Transwestern's Urban Advisory Group, working since June 2006 to assemble the site, will be mailing letters Tuesday to Farmers Market property owners, effectively dropping options and gentlemen's agreements to 20 acres and thanking them for their support, James Quick, Transwestern's senior associate, tells GlobeSt.com. "We were impressed with how much owners in that area of town wanted it to happen," says Quick, who's teamed with Transwestern principal Sanders Thompson and senior vice president Sheryl Pickens to make the project a reality. The plan calls for a 10-acre stadium and 20 acres with roughly 1,400 apartments and retail.

"It would have been a good boost for the Downtown," stresses a landowner set to sell two parcels to the developer. "It was a fair price. We wanted it to happen."

Quick admits a number of properties were before the title company when Dallas City Council threw up the roadblock by voting to hold fast to a site for a homeless assistance center, which breaks ground later this month. The developer, whose identity remains under wraps, had offered an alternative site. Bound by $23.8 million in funding from a voter-approved bond in 2005, council instead urged the development team to press ahead on the mixed-use plan, with the homeless assistance center as a neighbor.

Quick says that's not likely to happen. "The only way the developer would consider the area is if the city really wanted to see that happen," he stresses. "Our desire was Downtown. The project is still viable. We're going to flesh out all our options." The options include other cities as well as Dallas proper.

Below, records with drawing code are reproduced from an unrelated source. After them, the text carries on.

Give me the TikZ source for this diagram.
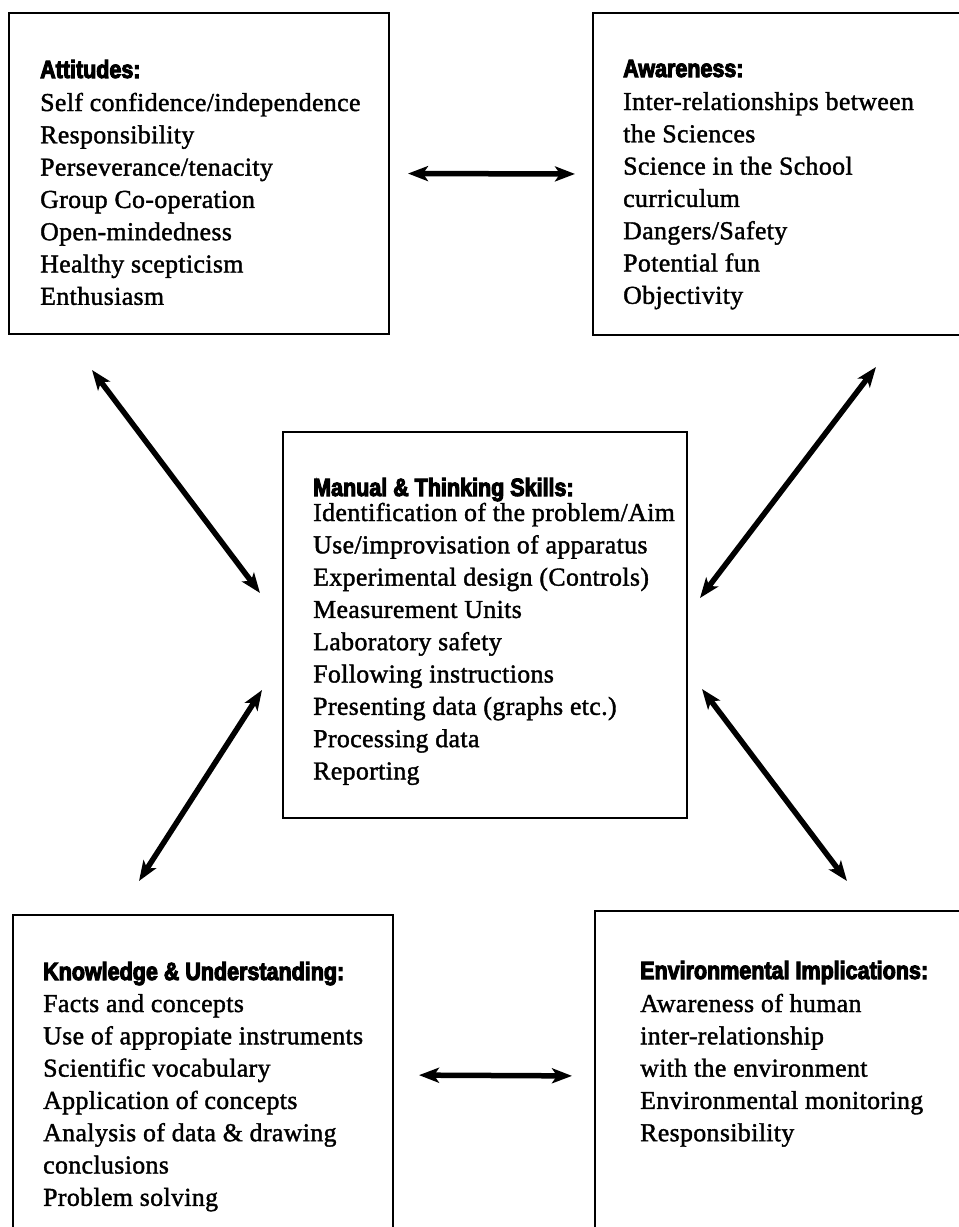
\documentclass[tikz,border=0pt]{standalone}
\usepackage{fontspec}
\usetikzlibrary{arrows.meta}
\newfontfamily\bodyfont[LetterSpace=1.5,FakeBold=1.5]{Liberation Serif}
\newfontfamily\headfont[FakeStretch=0.86,FakeBold=4]{Liberation Sans}
\newcommand{\hd}[1]{{\headfont\bfseries\fontsize{25}{32}\selectfont #1}}

\begin{document}
\begin{tikzpicture}[x=1pt,y=-1pt,
  panel/.style={draw, line width=1.8pt, inner sep=0pt, outer sep=0pt, anchor=north west},
  body/.style={anchor=base west, inner sep=0pt, font=\bodyfont\fontsize{25.8}{32.3}\selectfont},
  link/.style={line width=5.5pt, {Stealth[length=20pt,width=15pt,inset=5pt]}-{Stealth[length=20pt,width=15pt,inset=5pt]}}]
\useasboundingbox (0,0) rectangle (959,1227);
\clip (0,0) rectangle (959,1227);

% the five panels
\node[panel, minimum width=380pt, minimum height=321pt] (att) at (9,13) {};
\node[panel, minimum width=377pt, minimum height=322pt] (awa) at (593,13) {};
\node[panel, minimum width=404pt, minimum height=386pt] (cen) at (283,432) {};
\node[panel, minimum width=380pt, minimum height=320pt] (kno) at (13,915) {};
\node[panel, minimum width=375pt, minimum height=330pt] (env) at (595,911) {};

% panel texts
\node[body] (attT) at (40,78) {\begin{tabular}[t]{@{}l@{}}
\hd{Attitudes:}\\[0.7pt]
Self confidence/independence\\
Responsibility\\
Perseverance/tenacity\\
Group Co-operation\\
Open-mindedness\\
Healthy scepticism\\
Enthusiasm
\end{tabular}};

\node[body] (awaT) at (623,77) {\begin{tabular}[t]{@{}l@{}}
\hd{Awareness:}\\[0.7pt]
Inter-relationships between\\
the Sciences\\
Science in the School\\
curriculum\\
Dangers/Safety\\
Potential fun\\
Objectivity
\end{tabular}};

\node[body] (cenT) at (313,496) {\begin{tabular}[t]{@{}l@{}}
\hd{Manual \& Thinking Skills:}\\[-7.3pt]
Identification of the problem/Aim\\
Use/improvisation of apparatus\\
Experimental design (Controls)\\
Measurement Units\\
Laboratory safety\\
Following instructions\\
Presenting data (graphs etc.)\\
Processing data\\
Reporting
\end{tabular}};

\node[body] (knoT) at (43,980) {\begin{tabular}[t]{@{}l@{}}
\hd{Knowledge \& Understanding:}\\[-0.3pt]
Facts and concepts\\
Use of appropiate instruments\\
Scientific vocabulary\\
Application of concepts\\
Analysis of data \& drawing\\
conclusions\\
Problem solving
\end{tabular}};

\node[body] (envT) at (640,979) {\begin{tabular}[t]{@{}l@{}}
\hd{Environmental Implications:}\\[0.7pt]
Awareness of human\\
inter-relationship\\
with the environment\\
Environmental monitoring\\
Responsibility
\end{tabular}};

% free ends of the diagonal links
\coordinate (ulA) at (92,370);
\coordinate (ulB) at (260,593);
\coordinate (urA) at (876,367);
\coordinate (urB) at (700,598);
\coordinate (llA) at (262,690);
\coordinate (llB) at (139,881);
\coordinate (lrA) at (702,689);
\coordinate (lrB) at (847,881);

% links
\draw[link, shorten <=19pt, shorten >=18pt] (att.east) -- (awa.west);
\draw[link, shorten <=26pt, shorten >=23pt] (kno.east) -- (env.west);
\draw[link] (ulA) -- (ulB);
\draw[link] (urA) -- (urB);
\draw[link] (llA) -- (llB);
\draw[link] (lrA) -- (lrB);
\end{tikzpicture}
\end{document}
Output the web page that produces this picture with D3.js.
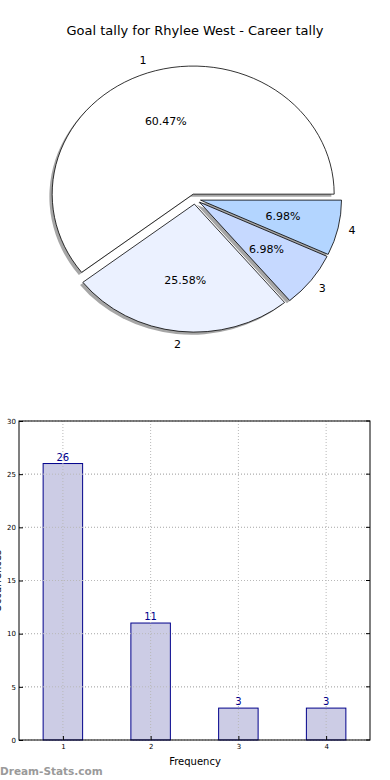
<!DOCTYPE html>
<html>
<head>
<meta charset="utf-8">
<script src="https://cdn.jsdelivr.net/npm/d3@7"></script>
<style>
  body { margin: 0; background: #fff; }
  svg { display: block; font-family: "DejaVu Sans", sans-serif; }
</style>
</head>
<body>
<svg id="chart" width="390" height="780"></svg>
<script>
// Data
const categories = ['1', '2', '3', '4'];
const tallies = [26, 11, 3, 3];
const sliceColors = ['#ffffff', '#ebf1ff', '#c6d9ff', '#b3d5ff'];
const yTicks = [0, 5, 10, 15, 20, 25, 30];

const svg = d3.select('#chart');
const total = d3.sum(tallies);

// Title
svg.append('text')
    .attr('x', 195)
    .attr('y', 35)
    .attr('text-anchor', 'middle')
    .style('font-size', '13px')
    .text('Goal tally for Rhylee West - Career tally');

// ---- Pie (matplotlib style, counter-clockwise from east, elliptical) ----
const cx = 195, cy = 199, rx = 141, ry = 128;
const explode = 0.04;

const pie = d3.pie()
    .sort(null)
    .startAngle(Math.PI / 2)
    .endAngle(Math.PI / 2 - 2 * Math.PI);

const arcs = pie(tallies);
const unitArc = d3.arc().innerRadius(0).outerRadius(1);

function offsetOf(d, dist) {
    const a = (d.startAngle + d.endAngle) / 2;
    return [dist * rx * Math.sin(a), -dist * ry * Math.cos(a)];
}

const pieGroup = svg.append('g');

// shadows first (below all wedges)
pieGroup.selectAll('path.shadow')
    .data(arcs)
    .enter()
    .append('path')
    .attr('class', 'shadow')
    .attr('d', unitArc)
    .attr('transform', d => {
        const [ox, oy] = offsetOf(d, explode);
        return `translate(${cx + ox - 2.8},${cy + oy + 2.6}) scale(${rx},${ry})`;
    })
    .style('fill', '#4d4d4d')
    .style('fill-opacity', 0.5);

pieGroup.selectAll('path.wedge')
    .data(arcs)
    .enter()
    .append('path')
    .attr('class', 'wedge')
    .attr('d', unitArc)
    .attr('transform', d => {
        const [ox, oy] = offsetOf(d, explode);
        return `translate(${cx + ox},${cy + oy}) scale(${rx},${ry})`;
    })
    .style('fill', (d, i) => sliceColors[i])
    .style('stroke', '#000')
    .style('stroke-width', 0.8)
    .attr('vector-effect', 'non-scaling-stroke');

// category labels
pieGroup.selectAll('text.cat')
    .data(arcs)
    .enter()
    .append('text')
    .attr('class', 'cat')
    .attr('x', d => cx + offsetOf(d, 1.14)[0])
    .attr('y', d => cy + offsetOf(d, 1.14)[1])
    .attr('text-anchor', 'middle')
    .attr('dominant-baseline', 'central')
    .style('font-size', '11px')
    .text((d, i) => categories[i]);

// percentage labels
pieGroup.selectAll('text.pct')
    .data(arcs)
    .enter()
    .append('text')
    .attr('class', 'pct')
    .attr('x', d => cx + offsetOf(d, 0.64)[0])
    .attr('y', d => cy + offsetOf(d, 0.64)[1])
    .attr('text-anchor', 'middle')
    .attr('dominant-baseline', 'central')
    .style('font-size', '11px')
    .text(d => (d.value / total * 100).toFixed(2) + '%');

// ---- Bar chart ----
const plotLeft = 19, plotRight = 370, plotTop = 421, plotBottom = 740;

const x = d3.scaleLinear().domain([0.5, 4.5]).range([plotLeft, plotRight]);
const y = d3.scaleLinear().domain([0, 30]).range([plotBottom, plotTop]);
const barW = 0.45;

const barGroup = svg.append('g');

// grid
barGroup.selectAll('line.ygrid')
    .data(yTicks)
    .enter()
    .append('line')
    .attr('x1', plotLeft).attr('x2', plotRight)
    .attr('y1', d => y(d)).attr('y2', d => y(d))
    .style('stroke', '#b8b8b8')
    .style('stroke-dasharray', '1,2');

// bars
barGroup.selectAll('rect.bar')
    .data(tallies)
    .enter()
    .append('rect')
    .attr('class', 'bar')
    .attr('x', (d, i) => x(+categories[i] - barW / 2))
    .attr('width', (d, i) => x(+categories[i] + barW / 2) - x(+categories[i] - barW / 2))
    .attr('y', d => y(d))
    .attr('height', d => y(0) - y(d))
    .style('fill', '#cccce5')
    .style('stroke', '#00008b')
    .style('stroke-width', 1);

// grid over bars (matplotlib draws it on top)
barGroup.selectAll('line.xgrid')
    .data(categories)
    .enter()
    .append('line')
    .attr('x1', d => x(+d)).attr('x2', d => x(+d))
    .attr('y1', plotTop).attr('y2', plotBottom)
    .style('stroke', '#b8b8b8')
    .style('stroke-dasharray', '1,2');

barGroup.selectAll('line.ygrid2')
    .data(yTicks.filter(t => t > 0 && t < 30))
    .enter()
    .append('line')
    .attr('x1', plotLeft).attr('x2', plotRight)
    .attr('y1', d => y(d)).attr('y2', d => y(d))
    .style('stroke', '#b8b8b8')
    .style('stroke-dasharray', '1,2');

// value labels
barGroup.selectAll('text.val')
    .data(tallies)
    .enter()
    .append('text')
    .attr('x', (d, i) => x(+categories[i]))
    .attr('y', d => y(d) - 3)
    .attr('text-anchor', 'middle')
    .style('font-size', '10px')
    .style('fill', '#00008b')
    .text(d => d);

// frame
barGroup.append('rect')
    .attr('x', plotLeft).attr('y', plotTop)
    .attr('width', plotRight - plotLeft).attr('height', plotBottom - plotTop)
    .style('fill', 'none')
    .style('stroke', '#000')
    .style('stroke-width', 1);

// axes
const yAxis = d3.axisLeft(y).tickValues(yTicks).tickSize(4).tickSizeOuter(0);
const xAxis = d3.axisBottom(x)
    .tickValues(categories.map(Number))
    .tickFormat(d3.format('d'))
    .tickSize(4).tickSizeOuter(0);

const gy = svg.append('g').attr('transform', `translate(${plotLeft},0)`).call(yAxis);
gy.select('.domain').remove();
gy.selectAll('line').style('stroke', '#000').attr('x2', 4);
gy.selectAll('text').attr('x', -3).style('font-size', '7px').style('font-family', '"DejaVu Sans", sans-serif');

const gx = svg.append('g').attr('transform', `translate(0,${plotBottom})`).call(xAxis);
gx.select('.domain').remove();
gx.selectAll('line').style('stroke', '#000').attr('y2', -4);
gx.selectAll('text').attr('y', 4).style('font-size', '7px').style('font-family', '"DejaVu Sans", sans-serif');

// right-side ticks
svg.selectAll('line.rtick')
    .data(yTicks)
    .enter()
    .append('line')
    .attr('x1', plotRight - 4).attr('x2', plotRight)
    .attr('y1', d => y(d)).attr('y2', d => y(d))
    .style('stroke', '#000');

// axis labels
svg.append('text')
    .attr('x', 195)
    .attr('y', 765)
    .attr('text-anchor', 'middle')
    .style('font-size', '10px')
    .text('Frequency');

svg.append('text')
    .attr('transform', 'translate(1,581) rotate(-90)')
    .attr('text-anchor', 'middle')
    .style('font-size', '10px')
    .text('Occurrences');

// watermark
svg.append('text')
    .attr('x', 0)
    .attr('y', 775)
    .style('font-size', '10.5px')
    .style('font-weight', 'bold')
    .style('fill', '#9a9a9a')
    .text('Dream-Stats.com');
</script>
</body>
</html>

The developer has been working with Scott Berry, president of Southern Independent Baseball, on the proposal. "The Southern Independent league would love to have a team going in Dallas by February 2008," Quick says, adding that the timeline is now up in the air. "As we identify our front-runner site, we'll just have to figure out what's practical."

Berry's Southern Independent Baseball league holds the rights to a Dallas club as a member of the 10-team American Association of Independent Professional Baseball. The association includes the Fort Worth Cats. The City of Frisco's success with its Rough Riders' farm team has shown to its Dallas County counterparts the depth of the economic gains to be made as home base for a smaller league.

As the Southern Independent Baseball plan took root, Quick says a competitor, United League Baseball, showed up on council's doorstep with an offer to put a team in Dallas. Quick points out that the leagues' difference is tied to the drawing power. The United League is made up mostly of Texas teams; the Southern Independent Baseball's network includes metros like St. Paul, El Paso and Shreveport, LA.